İlk kez John Stuart Mill tarafından kullanıldığı düşünülen “distopya” kelimesi prensip olarak “ütopya” zıttı olarak, her şeyin en kötü olduğu yer anlamında kullanılmıştır.
‘1984’ – George Orwell
Distopik kitapların en çok bilineni hiç kuşkusuz George Orwell’in 1984’üdür. Kitapta süper güçler altında ezilen bir halkın, mahremiyetten uzak, köhne ve çağ dışı şartlarda yaşaması ve devletin her şartta tarihi değiştirerek yaşam şartlarını manipüle etmesi anlatılıyor.
‘Fahrenheit 451’ –
Ray Bradbury
Kitapların düzenli olarak yakıldığı, itfaiyenin görevinin yangın söndürmek değil kitap yakmak olduğu alternatif bir geleceğin anlatıldığı kitap sorgulayan ve özgür bir adam olmaya çalışan itfaiye eri Guy Montag’ın hikayesi anlatılıyor.
‘Cesur Yeni Dünya’
Aldous Huxley
İnsanların sınıflandırıldığı 26.yy. Londra’sında geçen kitap kast sisteminin modern bir versiyonu ile gelişen teknolojinin yarattığı ruhsuz, kültürsüz insanların hikayesini anlatmaktadır.
‘Otomatik Portakal’
Anthony Burgess
Filmiyle de adından söz ettiren kitap yakın geleceğin karanlık İngiltere’sinde yaşayan Alex’in davranış deneyi ve sonrasında yaşadığı olayları anlatmaktadır.
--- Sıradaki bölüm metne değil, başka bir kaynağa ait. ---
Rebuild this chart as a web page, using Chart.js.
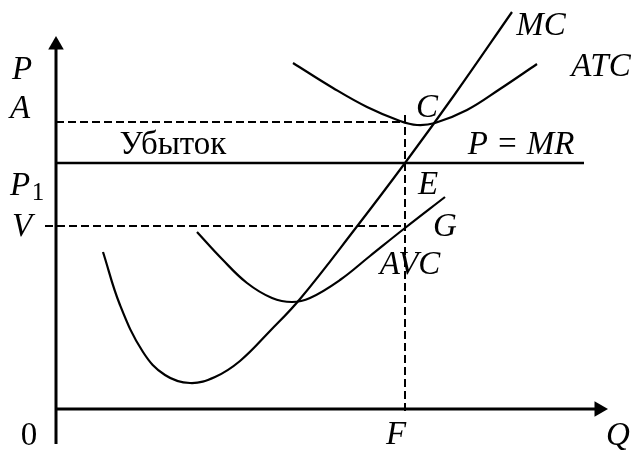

Devletin birey üstündeki baskısını tüm çıplaklığıyla anlatan kitap felsefi göndermeleriyle de tam bir baş yapıttır.
‘Açlık Oyunları Serisi’
Suzanne Collins
Capitol’ün bolluk, zarafet içindeki sığ yaşamı ile her türlü sınırlama altında baskı gören ve özgürlüklerinin neye bağlı olduklarını anlamaları için açlık oyunlarına katılmak zorunda olan işçi sınıfı vatandaşların hikayesini anlatmaktadır. Son dönemin en başarılı distopik eseridir.